On Saturday, April 4, the USS Slater opened for tours for the 12th year.
But the experience visitors enjoy aboard the destroyer escort has changed significantly over the years. That's because during the ship's off-season, volunteers spend countless hours restoring and renovating it.
There's always something new, said Rosehn Gipe, the USS Slater's business administrator.
The ship is moored in the Port of Albany and open for tours until November. It spends the rest of the year in Rensselaer, where volunteers try to tackle one or two big projects each winter, said Eric Rivet, the USS Slater's education coordinator. They've spent the past few months restoring one of the ship's engine rooms, as well as a bathroom.
Rivet said the USS Slater has five full-time employees, and there are about 120 volunteers who donate their time to the ship. Many of them served in the military, and specifically the Navy.
"This is their chance to give back," he said.
It's a chance they can't find anywhere else in the country.

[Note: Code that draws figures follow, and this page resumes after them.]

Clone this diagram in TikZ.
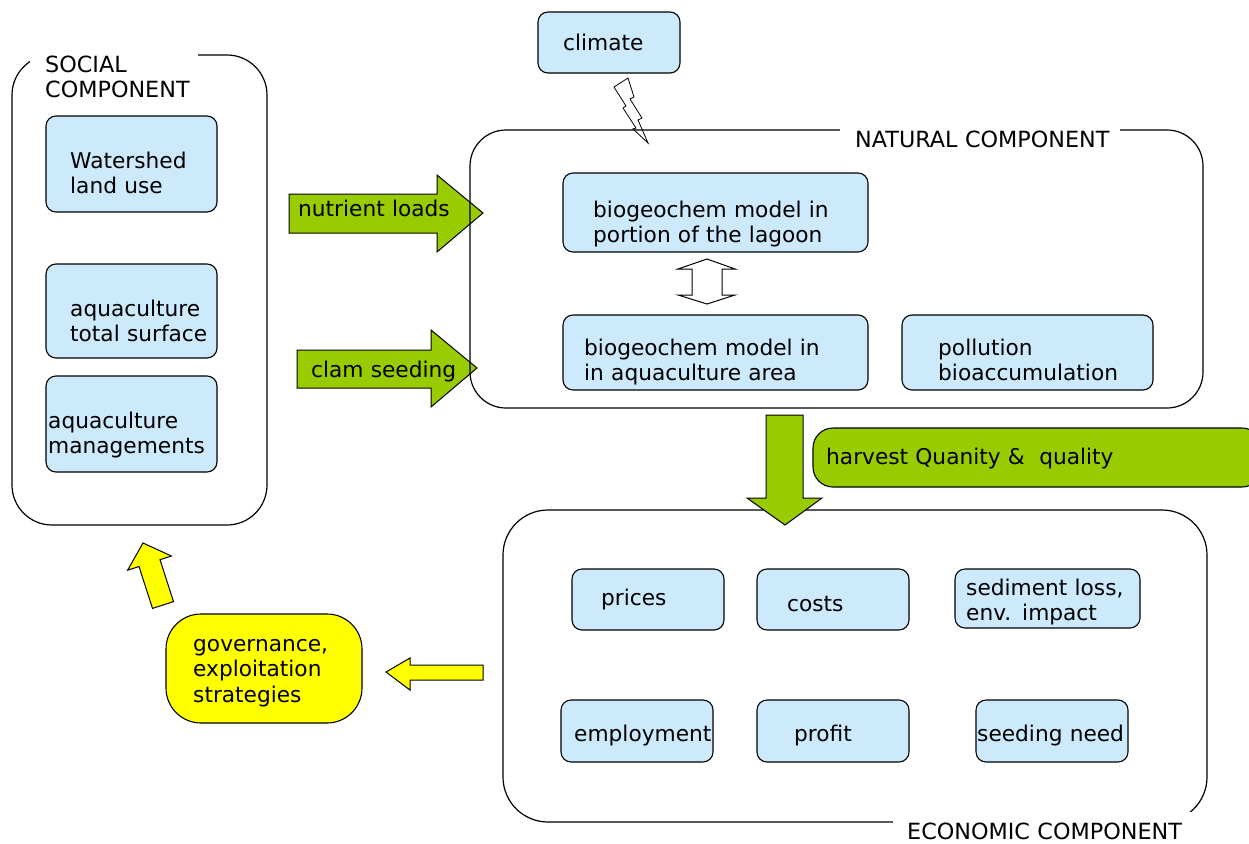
\documentclass[tikz,border=0pt]{standalone}
\usepackage{fontspec}
\setmainfont{DejaVu Sans}
\usetikzlibrary{fit}
\definecolor{boxblue}{RGB}{204,234,252}
\definecolor{agreen}{RGB}{153,204,0}
\definecolor{ayellow}{RGB}{255,255,0}
\begin{document}
\begin{tikzpicture}[x=1pt,y=-1pt,
  every node/.style={font=\fontsize{21.7}{25.5}\selectfont, inner sep=0pt},
  cont/.style={draw, line width=1.2pt, rounded corners=40pt, inner sep=0pt},
  bbox/.style={draw, line width=1.1pt, fill=boxblue, rounded corners=10pt, inner sep=0pt},
  txt/.style={anchor=base west, align=left, text width=400pt},
  captxt/.style={txt, font=\fontsize{22.3}{25.5}\selectfont},
  garrow/.style={draw, line width=1pt, fill=agreen, line join=miter},
  yarrow/.style={draw, line width=1pt, fill=ayellow, line join=miter},
  gap/.style={fill=white, draw=none}]
\useasboundingbox (0,0) rectangle (1249,843);

% ---------- social component ----------
\node[cont, fit={(12,55) (267,525)}] (soc) {};
\fill[gap] (30,46) rectangle (198,64);
\node[captxt] (socl) at (45,72) {SOCIAL\\COMPONENT};
\node[bbox, fit={(46,116) (217,212)}] (ws) {};
\node[txt] (wst) at (70,168) {Watershed\\land use};
\node[bbox, fit={(46,264) (217,358)}] (ats) {};
\node[txt] (atst) at (70,316) {aquaculture\\total surface};
\node[bbox, fit={(46,376) (217,472)}] (am) {};
\node[txt] (amt) at (48,428) {aquaculture\\managements};

% ---------- green side arrows ----------
\filldraw[garrow] (289,194) -- (437,194) -- (437,175) -- (483,213) -- (437,252) -- (437,233) -- (289,233) -- cycle;
\node[txt] (nl) at (298,216) {nutrient loads};
\filldraw[garrow] (297,350) -- (431,350) -- (431,330) -- (477,368) -- (431,407) -- (431,388) -- (297,388) -- cycle;
\node[txt] (cs) at (311,377) {clam seeding};

% ---------- climate ----------
\node[bbox, fit={(538,12) (680,73)}] (clim) {};
\node[txt] (climt) at (563,51) {climate};
\draw[line width=0.8pt, line join=miter] (628,78) -- (614,87) -- (626,106) -- (623,108) -- (636,128) -- (633,129) -- (648,143) -- (638,120) -- (642,118) -- (630,99) -- (634,97) -- cycle;

% ---------- natural component ----------
\node[cont, rounded corners=36pt, fit={(470,130) (1203,408)}] (nat) {};
\fill[gap] (840,123) rectangle (1120,137);
\node[captxt] (natl) at (855,147) {NATURAL COMPONENT};
\node[bbox, fit={(563,173) (868,252)}] (bgl) {};
\node[txt] (bglt) at (593,217) {biogeochem model in\\portion of the lagoon};
\node[bbox, fit={(563,315) (868,390)}] (bga) {};
\node[txt] (bgat) at (584,355) {biogeochem model in\\in aquaculture area};
\node[bbox, fit={(902,315) (1153,390)}] (pol) {};
\node[txt] (polt) at (938,355) {pollution\\bioaccumulation};
\filldraw[draw=black, fill=white, line width=1pt, line join=miter] (707,259) -- (735,269) -- (722,269) -- (722,295) -- (735,295) -- (707,304) -- (678,295) -- (692,295) -- (692,269) -- (678,269) -- cycle;

% ---------- harvest ----------
\node[draw, line width=1.1pt, fill=agreen, rounded corners=20pt, fit={(813,428) (1262,487)}] (harv) {};
\node[txt] (harvt) at (826,464) {harvest Quanity \&\ \ quality};

% ---------- economic component ----------
\node[cont, rounded corners=45pt, fit={(503,510) (1207,822)}] (eco) {};
\fill[gap] (893,812) rectangle (1249,843);
\node[captxt] (ecol) at (907,839) {ECONOMIC COMPONENT};
\filldraw[garrow] (766,415) -- (803,415) -- (803,498) -- (822,498) -- (785,525) -- (747,498) -- (766,498) -- cycle;

\node[bbox, fit={(572,569) (724,630)}] (pri) {};
\node[txt] (prit) at (601,605) {prices};
\node[bbox, fit={(757,569) (909,630)}] (cost) {};
\node[txt] (costt) at (787,611) {costs};
\node[bbox, fit={(955,569) (1140,628)}] (sed) {};
\node[txt] (sedt) at (966,595) {sediment loss,\\env. impact};
\node[bbox, fit={(561,700) (713,762)}] (emp) {};
\node[txt] (empt) at (574,741) {employment};
\node[bbox, fit={(757,700) (909,762)}] (prof) {};
\node[txt] (proft) at (794,741) {profit};
\node[bbox, fit={(976,700) (1128,762)}] (seed) {};
\node[txt] (seedt) at (977,741) {seeding need};

% ---------- governance ----------
\node[draw, line width=1.1pt, fill=ayellow, rounded corners=35pt, fit={(166,614) (362,723)}] (gov) {};
\node[txt] (govt) at (193,651) {governance,\\exploitation\\strategies};
\filldraw[yarrow] (483,665) -- (410,665) -- (410,658) -- (386,672) -- (410,690) -- (410,680) -- (483,680) -- cycle;
\filldraw[yarrow] (173.5,601.6) -- (160,559.7) -- (171.4,556) -- (143,543) -- (127.6,570.2) -- (139,566.5) -- (152.5,608.4) -- cycle;
\end{tikzpicture}
\end{document}
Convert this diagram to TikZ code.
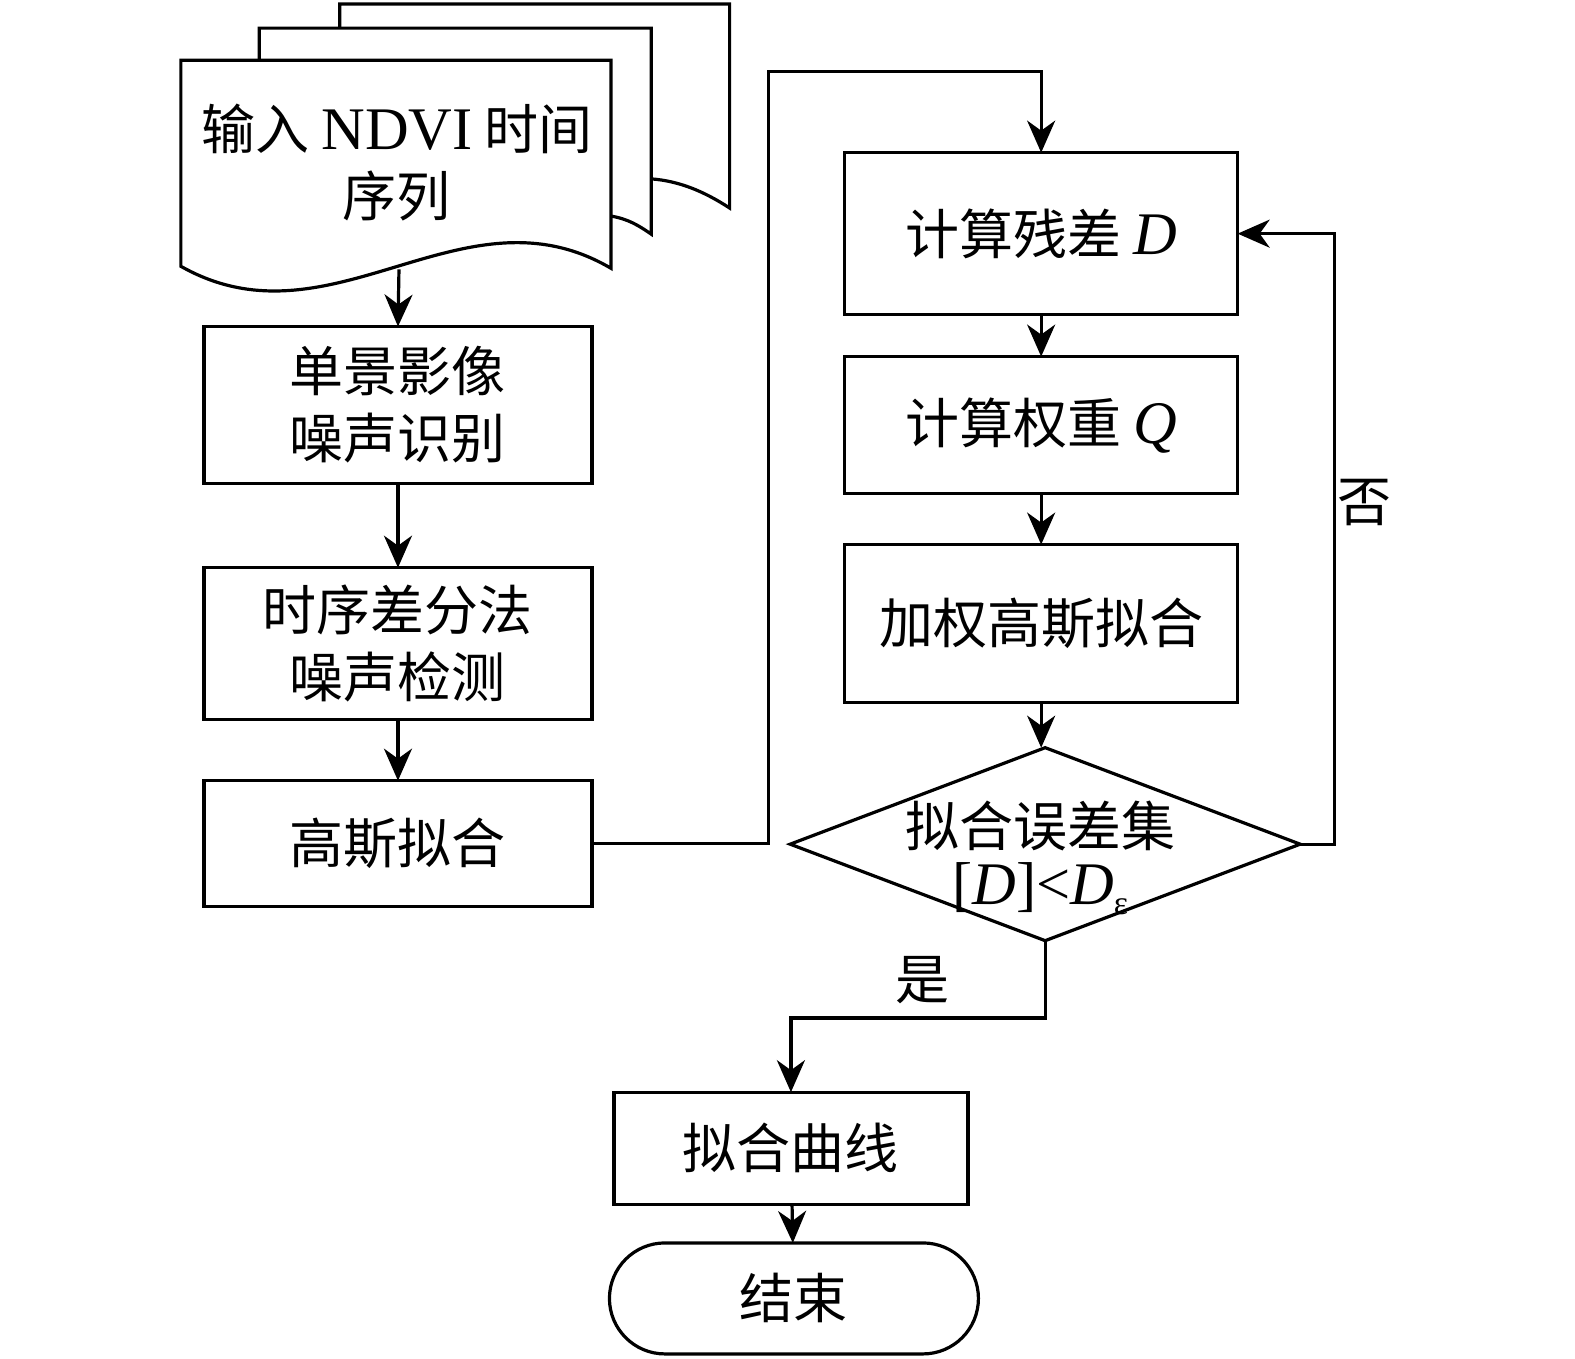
\documentclass[tikz,border=0pt]{standalone}
\usepackage{fontspec}
\setmainfont{Noto Sans CJK SC}
\newfontfamily\tms{Liberation Serif}[Scale=1.12]
\usetikzlibrary{positioning,shapes.geometric,shapes.misc,arrows.meta}

\begin{document}
\begin{tikzpicture}[x=0.5025pt, y=-0.5025pt, line width=1.6pt, >={Stealth[length=16pt,width=14pt,inset=5pt]}]
\tikzstyle{txt}=[inner sep=0pt, align=center, font=\fontsize{27}{33.5}\selectfont]
\tikzstyle{box}=[txt, rectangle, draw, outer sep=0pt]
\tikzstyle{dec}=[diamond, draw, inner sep=0pt, outer sep=0pt, aspect=2.63, minimum width=255pt, minimum height=96.5pt]
\tikzstyle{term}=[txt, rounded rectangle, draw, outer sep=0pt]
\useasboundingbox (0,0) rectangle (1567.2,1351.3);
% stacked documents
\draw (338,28) -- (338,4) -- (726,4) -- (726,207) .. controls (700,190) and (675,180) .. (648,178);
\draw (258,60) -- (258,28) -- (648,28) -- (648,233) .. controls (635,224) and (625,218) .. (608,215);
\draw[fill=white] (180,265) -- (180,60) -- (608,60) -- (608,267) .. controls (460,180) and (330,350) .. (180,265) -- cycle;
\node[txt] (doc) at (395,162) {输入 {\tms NDVI} 时间\\序列};
\coordinate (docout) at (397,268);
% left column
\node[box, minimum width=194pt, minimum height=78.5pt] (b1) at (396,403) {单景影像\\噪声识别};
\node[box, minimum width=194pt, minimum height=76pt] (b2) at (396,640.5) {时序差分法\\噪声检测};
\node[box, minimum width=194pt, minimum height=63pt] (b3) at (396,839.5) {高斯拟合};
% right column
\node[box, minimum width=196.5pt, minimum height=81pt] (b4) at (1036,232.5) {计算残差 {\tms\itshape D}};
\node[box, minimum width=196.5pt, minimum height=68.5pt] (b5) at (1036,423) {计算权重 {\tms\itshape Q}};
\node[box, minimum width=196.5pt, minimum height=79pt] (b6) at (1036,620.5) {加权高斯拟合};
\node[dec] (d1) at (1040,840) {};
\node[txt, font=\fontsize{27}{29}\selectfont] (d1txt) at (1035,854) {拟合误差集\\{\tms [\textit{D}]<\textit{D}\raisebox{-5pt}{\fontsize{15}{15}\selectfont ε}}};
\node[box, minimum width=177pt, minimum height=56pt] (b7) at (787,1142.5) {拟合曲线};
\node[term, minimum width=184.5pt, minimum height=55.5pt] (end) at (790,1292) {结束};
\node[txt] (no) at (1358,500) {否};
\node[txt] (yes) at (918,975) {是};
\coordinate (top) at (765,71);
\coordinate (fb) at (1328,840);
\coordinate (yb) at (787,1013);
% connectors
\draw[->] (docout) -- (b1.north);
\draw[->] (b1) -- (b2);
\draw[->] (b2) -- (b3);
\draw[->] (b3.east) -| (top) -| (b4.north);
\draw[->] (b4) -- (b5);
\draw[->] (b5) -- (b6);
\draw[->] (b6) -- (b6|-d1.north);
\draw[->] (d1.east) -- (fb) |- (b4.east);
\draw[->] (d1.south) |- (yb) -- (b7.north);
\draw[->] (b7) -- (end);
\end{tikzpicture}
\end{document}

The USS Slater is the only World War II-era destroyer escort that remains afloat in the United States.
The ship took a long route to Albany. Launched in 1944, the USS Slater escorted convoys to England, Wales, Manila, Japan and elsewhere during the war. It was placed in reserve in 1947, and four years later, it was given as a gift to Greece to be used by the Hellenic Navy.
In 1991, Greece donated the ship to the Destroyer Escort Sailors Association, a Florida-based group. But it stayed in Greece for two more years, until destroyer escorts around the country raised $275,000 to bring it back to the States. A Russian tugboat brought the USS Slater from Crete to New York City in 1993, docking it next to the Intrepid until a permanent home could be found.